100 million people were plunged into acute food insecurity because of conflict, followed by economic shocks (40 million), and weather extremes (16 million), said a report by the Global Network Against Food Crises released last week.
Africa was disproportionately hit, accounting for 63% of the global total number of people in crisis or worse.
66%, or around 103.2 million, of people in food crisis or worse came from just ten countries. 56% of these affected people are from five countries that are members of the Organisation of the Islamic Cooperation (OIC) – Yemen (13.5 mln), Afghanistan (13.2 mln), Syria (12.4 mln), Sudan (9.6 mln), Nigeria (9.2 mln).
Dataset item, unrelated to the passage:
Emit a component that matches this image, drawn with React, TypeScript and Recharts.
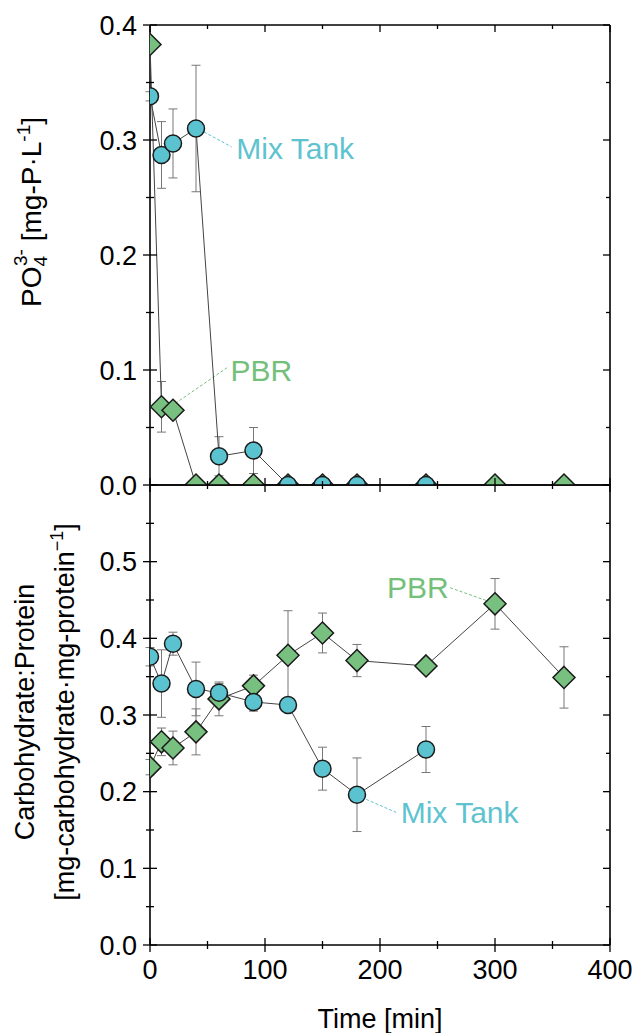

The remaining five countries most acutely affected are the Democratic Republic of the Congo (21.8 mln), Ethiopia (8.6 mln), SOuth Sudan (6.5 mln), Zimbabwe (4.3 mln), and Haiti (4.1 mln).
Other OIC member countries with high numbers of acutely food-insecure people in 2020 were Burkina Faso (5.2 mln, or 24% of population), Cameroon (6.2 mln, 24%), and Chad (3.1 mln, 21%).
The situation will not get better this year, warned the GNAFC that was founded in 2016 by the European Union, and U.N. bodies FAO and WFP.
Conflict will remain the major driver of food crises in 2021.
“High levels of acute food insecurity will persist in countries with protracted conflicts by limiting access to livelihoods and agricultural fields, uprooting people from their homes, and increasing displaced populations’ reliance on humanitarian aid for their basic needs,” said the report.
Additionally, the economic repercussions of COVID-19 will exacerbate acute food insecurity in fragile economies.
“If there is no improvement, the economic consequences may become more severe as the year progresses,” the report added.
“In net food-importing countries, weakening currencies wil continue to push up foo dprices and further curtail purchasing power.”
Food crisis or worse is defined as any lack of food that threatens lives, livelihoods, or both.